The team led by Carnegie Mellon’s Aniket Kittur in the university’s Human-Computer Interaction Institute and Dafna Shahaf who studies computational analogies at Hebrew University is seeking better ways of finding creative ideas in large unstructured collections of innovation, such as inventions. Rather than looking for concrete solutions in these collections, however, the researchers are more interested generating new ideas, using analogies from one field to spark creative thinking in a different discipline.

The authors note that there’s no shortage of these idea collections. The U.S. Patent and Trademark Office, for example, has a database of more than 9 million patents, while Quirky, a company that helps inventors design and develop their product concepts as more than 307,000 inventions in its files. But techniques for mining these collections so far either look for close matches to specific structures or criteria, or simply analyze text in the databases, without looking into the methods or processes behind the inventions.

To find analogies, Kittur and Shahaf, with Hebrew University doctoral candidate Tom Hope and Carnegie Mellon postdoctoral researcher Joel Chan, built a simple model for representing the structure of an idea that describes its purpose, along with the mechanism for achieving that purpose. With that model, the team could analyze innovation databases to discover methods and techniques that can serve as analogies, and attach quantitative values to those analogies when applied to a different field.

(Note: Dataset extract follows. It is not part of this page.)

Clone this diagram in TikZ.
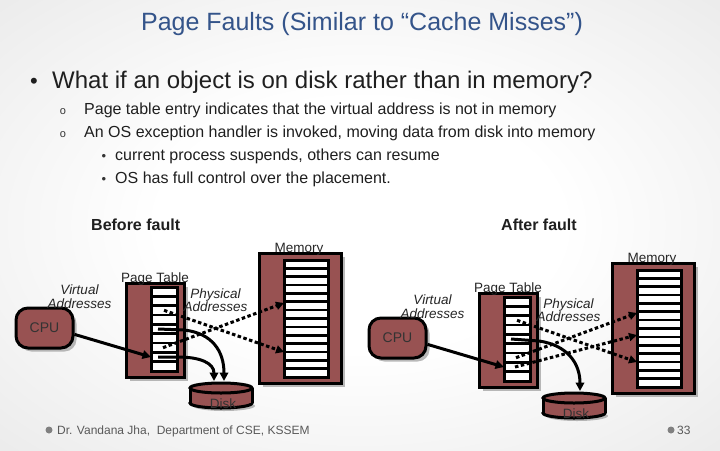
\documentclass[tikz,border=0pt]{standalone}
\usepackage{fontspec}
\setmainfont{Liberation Sans}
\usetikzlibrary{arrows.meta,shadows}
\definecolor{pfmaroon}{RGB}{152,82,82}
\definecolor{pftitle}{RGB}{52,84,138}
\pgfdeclareradialshading{slidebg}{\pgfpoint{0bp}{0bp}}{color(0bp)=(white); color(14bp)=(white); color(45bp)=(black!11); color(72bp)=(black!24)}
\tikzset{
  pfbox/.style={draw=black, line width=3pt, fill=pfmaroon, inner sep=0pt},
  pfshadow/.style={drop shadow={shadow xshift=3.5pt, shadow yshift=-3.5pt, fill=black!45, opacity=0.6}},
  pfcol/.style={draw=black, line width=3pt, fill=white, inner sep=0pt},
  pfrow/.style={line width=2.6pt},
  pflbl/.style={font=\fontsize{13.5}{14}\selectfont, text=black!85, inner sep=0pt, anchor=base},
  pfital/.style={pflbl, font=\fontsize{13.5}{14}\selectfont\itshape},
  pfsolid/.style={line width=3pt, -{Triangle[length=8.5pt,width=8.5pt]}},
  pfdot/.style={line width=3pt, dash pattern=on 3.5pt off 2.5pt, -{Triangle[length=8pt,width=8pt]}},
  pftxt/.style={inner sep=0pt, anchor=base west, text=black!88},
}
\newcommand{\pfdiagram}{%
  \node[pfbox, pfshadow, minimum width=82, minimum height=130] (mem) at (300,318) {};
  \node[pfcol, minimum width=44, minimum height=117] (memcol) at (306,318.5) {};
  \foreach \k in {1,...,13}{\draw[pfrow] (284,{260+\k*117/14}) -- (328,{260+\k*117/14});}
  \node[pfbox, pfshadow, minimum width=58, minimum height=94] (pt) at (155,330) {};
  \node[pfcol, minimum width=26, minimum height=84] (ptcol) at (164,329) {};
  \foreach \k in {1,...,8}{\draw[pfrow] (151,{287+\k*84/9}) -- (177,{287+\k*84/9});}
  \node[pfbox, pfshadow, rounded corners=12, minimum width=57, minimum height=40,
        font=\fontsize{14}{14}\selectfont, text=black!80] (cpu) at (44.5,328) {CPU};
  % disk
  \fill[black!45, opacity=0.6] (224,406) ellipse [x radius=31, y radius=5];
  \draw[pfbox] (221,403) ellipse [x radius=31, y radius=5];
  \fill[pfmaroon] (190,388) rectangle (252,403);
  \draw[line width=3pt] (190,388) -- (190,403) (252,388) -- (252,403);
  \draw[pfbox] (221,388) ellipse [x radius=31, y radius=5];
  % labels
  \node[pflbl] (memlbl) at (299,252) {Memory};
  \node[pflbl] (ptlbl) at (155,282) {Page Table};
  \node[pfital] (virt1) at (79.5,294) {Virtual};
  \node[pfital] (virt2) at (79.5,308) {Addresses};
  \node[pfital] (phys1) at (215.5,298) {Physical};
  \node[pfital] (phys2) at (215.5,311) {Addresses};
  \node[pflbl, text=black!80] (disklbl) at (223,408) {Disk};
  % connector end points
  \coordinate (row3) at (164,310.3);
  \coordinate (row5) at (158,329);
  \coordinate (row7) at (163,347.7);
  \coordinate (row8) at (158,357);
  \coordinate (row8d) at (162,357);
  \coordinate (row8in) at (151,357);
  \coordinate (mema) at (284,303);
  \coordinate (memb) at (284,325);
  \coordinate (memc) at (284,352);
  \coordinate (diska) at (214,381);
  \coordinate (diskb) at (224,381);
  \coordinate (diskc) at (227,381);
  \draw[pfsolid] (cpu.-12) -- (row8in);
  \draw[pfdot] (row3) -- (memc);
  \draw[pfdot] (row7) -- (mema);
}
\begin{document}
\begin{tikzpicture}[x=1pt,y=-1pt]
\useasboundingbox (0,0) rectangle (720,450);
\shade[shading=slidebg] (0,0) rectangle (720,450);

\node[inner sep=0pt, anchor=base, font=\fontsize{25}{25}\selectfont, text=pftitle] (title) at (362,30) {Page Faults (Similar to “Cache Misses”)};

\node[inner sep=0pt, anchor=base, font=\fontsize{22}{22}\selectfont, text=black!88] (b1) at (34,88) {•};
\node[pftxt, font=\fontsize{24}{24}\selectfont] (t1) at (52,88) {What if an object is on disk rather than in memory?};
\node[inner sep=0pt, anchor=base, font=\fontsize{11}{11}\selectfont, text=black!80] (b2) at (63,114) {o};
\node[pftxt, font=\fontsize{16}{16}\selectfont] (t2) at (84,114) {Page table entry indicates that the virtual address is not in memory};
\node[inner sep=0pt, anchor=base, font=\fontsize{11}{11}\selectfont, text=black!80] (b3) at (63,137) {o};
\node[pftxt, font=\fontsize{16}{16}\selectfont] (t3) at (84,137) {An OS exception handler is invoked, moving data from disk into memory};
\node[inner sep=0pt, anchor=base, font=\fontsize{13}{13}\selectfont, text=black!80] (b4) at (104,160) {•};
\node[pftxt, font=\fontsize{16}{16}\selectfont] (t4) at (115,160) {current process suspends, others can resume};
\node[inner sep=0pt, anchor=base, font=\fontsize{13}{13}\selectfont, text=black!80] (b5) at (104,183) {•};
\node[pftxt, font=\fontsize{16}{16}\selectfont] (t5) at (115,183) {OS has full control over the placement.};

\node[pftxt, font=\fontsize{16}{16}\selectfont\bfseries] (before) at (91,230) {Before fault};
\node[pftxt, font=\fontsize{16}{16}\selectfont\bfseries] (after) at (501,230) {After fault};

% Before fault
\begin{scope}[name prefix=L-]
  \pfdiagram
  \draw[pfsolid] (row5) -- +(26,1) .. controls +(28,3) and +(0,-30) .. (diskb);
  \draw[pfsolid] (row8) -- +(20,0) .. controls +(22,0) and +(0,-18) .. (diska);
\end{scope}

% After fault
\begin{scope}[shift={(353,10)}, name prefix=R-]
  \pfdiagram
  \draw[pfdot] (row8d) -- (memb);
  \draw[pfsolid] (row5) -- +(28,2) .. controls +(28,4) and +(0,-28) .. (diskc);
\end{scope}

% footer
\fill[black!50] (49,430) circle (3.5);
\node[pftxt, font=\fontsize{12}{12}\selectfont, text=black!65] (foot) at (57,434) {Dr. Vandana Jha,\ \ Department of CSE, KSSEM};
\fill[black!50] (671,430) circle (3.5);
\node[pftxt, font=\fontsize{12}{12}\selectfont, text=black!65] (pagenum) at (677,434) {33};
\end{tikzpicture}
\end{document}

For raw material, the researchers turned to the Quirky.com database of more than 307,000 inventions from 1.2 million members. The team then asked participants in Amazon Turk, a crowdsourced marketplace for what Amazon calls Human Intelligence Tasks, to review the inventions from Quirky and annotate “what the product does, what it is good for” (purpose) and “how it works, what are its components” (mechanism). With this method, the Amazon Turk contributors examined some 8,500 products, with 4 reviewers assigned to each product.

The team used this initial collection to train its systems, using an artificial intelligence technique known as neural networks, also known as deep learning, where algorithms are developed and refined from examples, and become more expert and confident as they experience more data. The examples provided in this case include the methods employed by inventors, making it possible to use these techniques to find analogies in diverse fields and enterprises.

To test their results, the researchers went back to Amazon Turk for participants to find pairs of analogous products in the Quirky database, with the team’s algorithms analyzing the same data. A rank-ordering of 2,500 analogy pairs shows the neural network analysis found more analogies than the human participants.

In another test of the system, Amazon Turk workers were asked to come up with ideas for redesigning an existing product, such as a cell phone charger case. Participants were given three sources of ideas for the redesign:

Analogies in the Quirky database produced by the researchers’ algorithms

Simple text searches of Quirky products

Random examples of Quirky products

The team recruited 5 graduate students to review the 749 ideas generated by the participants, with 249 of those ideas considered “good,” of which 208 were comparable across all 3 conditions. Nearly half of the ideas produced by analogies (46%) were rated as “good,” compared to 37 percent for random suggestions and 30 percent from text searches.

“Once you can search for analogies, you can really crank up the speed of innovation,” says Shahaf in a Carnegie Mellon statement. “If you can accelerate the rate of innovation, that solves a lot of other problems downstream.”